My Friend, the Enemy, Rappahannock River, Va., December 25, 1862,
Painting by Mort Künstler (born 1931),
Painted in 1989,
Oil on canvas
© Mort Künstler, all rights reserved


My Friend, the Enemy, Rappahannock River, Va., December 25, 1862,
Painting by Mort Künstler (born 1931),
Painted in 1989,
Oil on canvas
© Mort Künstler, all rights reserved


Gospel of 20 February 2022

Love your enemies, do good to those who hate you

Luke 6:27-38

Jesus said to his disciples: ‘I say this to you who are listening: Love your enemies, do good to those who hate you, bless those who curse you, pray for those who treat you badly. To the man who slaps you on one cheek, present the other cheek too; to the man who takes your cloak from you, do not refuse your tunic. Give to everyone who asks you, and do not ask for your property back from the man who robs you. Treat others as you would like them to treat you. If you love those who love you, what thanks can you expect? Even sinners love those who love them. And if you do good to those who do good to you, what thanks can you expect? For even sinners do that much. And if you lend to those from whom you hope to receive, what thanks can you expect? Even sinners lend to sinners to get back the same amount. Instead, love your enemies and do good, and lend without any hope of return. You will have a great reward, and you will be sons of the Most High, for he himself is kind to the ungrateful and the wicked.

‘Be compassionate as your Father is compassionate. Do not judge, and you will not be judged yourselves; do not condemn, and you will not be condemned yourselves; grant pardon, and you will be pardoned. Give, and there will be gifts for you: a full measure, pressed down, shaken together, and running over, will be poured into your lap; because the amount you measure out is the amount you will be given back.’

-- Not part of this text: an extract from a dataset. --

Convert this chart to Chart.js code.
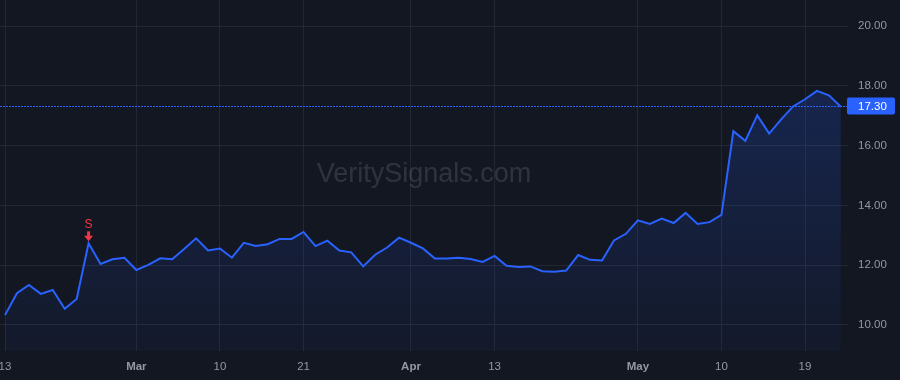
<!DOCTYPE html>
<html>
<head>
<meta charset="utf-8">
<script src="https://cdn.jsdelivr.net/npm/chart.js@4.4.1/dist/chart.umd.min.js"></script>
<style>
html,body{margin:0;padding:0;background:#131722;overflow:hidden;}
#wrap{width:900px;height:380px;position:relative;}
</style>
</head>
<body>
<div id="wrap"><canvas id="c" width="900" height="380"></canvas></div>
<script>
// ---- data ----
const prices = [
  10.33, 11.06, 11.34, 11.04, 11.17, 10.54, 10.87, 12.73, 12.04, 12.20,
  12.25, 11.84, 12.01, 12.23, 12.20, 12.54, 12.90, 12.49, 12.56, 12.25,
  12.75, 12.64, 12.70, 12.88, 12.88, 13.11, 12.64, 12.82, 12.49, 12.43,
  11.96, 12.35, 12.59, 12.92, 12.75, 12.56, 12.22, 12.22, 12.25, 12.21,
  12.11, 12.31, 11.98, 11.94, 11.96, 11.80, 11.78, 11.82, 12.34, 12.18,
  12.16, 12.83, 13.05, 13.50, 13.38, 13.56, 13.41, 13.75, 13.38, 13.44,
  13.68, 16.48, 16.16, 17.01, 16.40, 16.88, 17.31, 17.55, 17.83, 17.68,
  17.30
];
const xTickIndex  = [0, 11, 18, 25, 34, 41, 53, 60, 67];
const xTickLabels = ['13', 'Mar', '10', '21', 'Apr', '13', 'May', '10', '19'];
const monthLabels = ['Mar', 'Apr', 'May'];
const yTicks = [10, 12, 14, 16, 18, 20];
const signalIndex = [7];
const signalText  = ['S'];
const watermarkText = 'VeritySignals.com';

// ---- styling ----
const FONT = '"Liberation Sans", Arial, Helvetica, sans-serif';
const LINE = '#2962ff';
const GRID = '#232733';
const TICK = '#9598a1';

const points = prices.map((v, i) => ({ x: i, y: v }));

const overlay = {
  id: 'overlay',
  beforeDatasetsDraw(chart) {
    const { ctx, chartArea: a } = chart;
    ctx.save();
    ctx.font = '27px ' + FONT;
    ctx.fillStyle = 'rgba(255,255,255,0.12)';
    ctx.textAlign = 'center';
    ctx.textBaseline = 'alphabetic';
    ctx.fillText(watermarkText, (a.left + a.right) / 2, (a.top + a.bottom) / 2 + 6);
    ctx.restore();
  },
  afterDatasetsDraw(chart) {
    const { ctx, chartArea: a, scales: { x, y } } = chart;
    const last = prices[prices.length - 1];
    const py = Math.floor(y.getPixelForValue(last)) + 0.5;
    ctx.save();
    // dotted last-price line
    ctx.strokeStyle = LINE;
    ctx.lineWidth = 1;
    ctx.setLineDash([2, 1]);
    ctx.beginPath();
    ctx.moveTo(a.left, py);
    ctx.lineTo(a.right, py);
    ctx.stroke();
    ctx.setLineDash([]);
    // price label box
    const bx = a.right - 1, bw = 48, bh = 17;
    ctx.fillStyle = LINE;
    ctx.beginPath();
    ctx.roundRect(bx, py - bh / 2 - 0.5, bw, bh, 2);
    ctx.fill();
    ctx.fillStyle = '#ffffff';
    ctx.font = '11.5px ' + FONT;
    ctx.textAlign = 'left';
    ctx.textBaseline = 'middle';
    ctx.fillText(last.toFixed(2), a.right + 10, py);
    // signal markers
    signalIndex.forEach((idx, k) => {
      const sx = x.getPixelForValue(idx);
      const sy = y.getPixelForValue(prices[idx]);
      const tip = sy - 2;
      ctx.fillStyle = '#f23645';
      ctx.beginPath();
      ctx.moveTo(sx - 4.5, tip - 5.5);
      ctx.lineTo(sx + 4.5, tip - 5.5);
      ctx.lineTo(sx, tip);
      ctx.closePath();
      ctx.fill();
      ctx.fillRect(sx - 1.5, tip - 10, 3, 4.6);
      ctx.font = '12px ' + FONT;
      ctx.textAlign = 'center';
      ctx.textBaseline = 'alphabetic';
      ctx.fillText(signalText[k], sx, tip - 13);
    });
    ctx.restore();
  }
};

new Chart(document.getElementById('c'), {
  type: 'line',
  data: {
    datasets: [{
      data: points,
      borderColor: LINE,
      borderWidth: 2,
      pointRadius: 0,
      tension: 0,
      fill: 'start',
      backgroundColor: (ctx) => {
        const a = ctx.chart.chartArea;
        if (!a) return 'rgba(41,98,255,0.1)';
        const g = ctx.chart.ctx.createLinearGradient(0, a.top, 0, a.bottom);
        g.addColorStop(0, 'rgba(41,98,255,0.26)');
        g.addColorStop(1, 'rgba(41,98,255,0.04)');
        return g;
      }
    }]
  },
  options: {
    responsive: false,
    animation: false,
    layout: { padding: 0 },
    plugins: { legend: { display: false }, tooltip: { enabled: false } },
    scales: {
      x: {
        type: 'linear',
        min: -0.42,
        max: 70.6,
        afterBuildTicks: (s) => { s.ticks = xTickIndex.map(v => ({ value: v })); },
        afterFit: (s) => { s.height = 29; s.paddingLeft = 0; s.paddingRight = 0; },
        grid: { color: GRID, drawTicks: false },
        border: { display: false },
        ticks: {
          autoSkip: false,
          maxRotation: 0,
          padding: 9,
          color: TICK,
          font: (ctx) => {
            const i = ctx.tick ? xTickIndex.indexOf(ctx.tick.value) : -1;
            const bold = i >= 0 && monthLabels.includes(xTickLabels[i]);
            return { family: FONT, size: 11.5, weight: bold ? 'bold' : 'normal' };
          },
          callback: (v) => { const i = xTickIndex.indexOf(v); return i >= 0 ? xTickLabels[i] : ''; }
        }
      },
      y: {
        position: 'right',
        min: 9.13,
        max: 20.87,
        afterBuildTicks: (s) => { s.ticks = yTicks.map(v => ({ value: v })); },
        afterFit: (s) => { s.width = 52; s.paddingTop = 0; s.paddingBottom = 0; },
        grid: { color: GRID, drawTicks: false },
        border: { display: false },
        ticks: {
          padding: 10,
          color: TICK,
          font: { family: FONT, size: 11.5 },
          callback: (v) => Number(v).toFixed(2)
        }
      }
    }
  },
  plugins: [overlay]
});
</script>
</body>
</html>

Reflection on the Painting

I think it would be fair to say that when we read today’s Gospel reading prompting us to ‘love our enemies’, many of us think, ‘Oh well, I don’t really have any enemies, so the reading is not applicable to me’. I always think of enemies in this context simply as people I don’t particularly like. We all have them, and that is normal. We always warm more towards certain people, and towards others less so. We still have to love these people according to today's reading, by willing the good for them. Loving them is by not gossiping about them, wishing them good health, thriving careers, praying for their families and wishing their every success. That is why in the end loving our enemies is not such an impossible task. Loving our enemies is to choose the right intention towards the people we like less. It is not simply ignoring them or staying away from them; it is actively willing the good for these people. 

Our painting is by American artist Mort Künstler. Mort specialised in painting historical events, especially of the American Civil War. He was a child prodigy who, with encouragement from his parents, became a skilled artist by the time he was twelve. In our painting we see two enemies having a friendly chat. Countless episodes of enemy soldiers helping each other occurred during the Civil War. The artist describes that for these soldiers the war was the real enemy, and not each other. Hence after the war, the veterans came to call each other ‘My Friend, the Enemy’, the title of our painting.

We see the two soldiers being cautious but trusting towards each other. Set on Virginia’s Rappahannock River near Fredericksburg, they are seen drinking together and smoking. Confederate troops exchanged Southern tobacco for the coffee ration issued to Northern soldiers. We see one drinking coffee, the other smoking a pipe, probably after having exchanged goods. These two enemies bonded as they knew that everyone has something good about them. They willed the good for each other.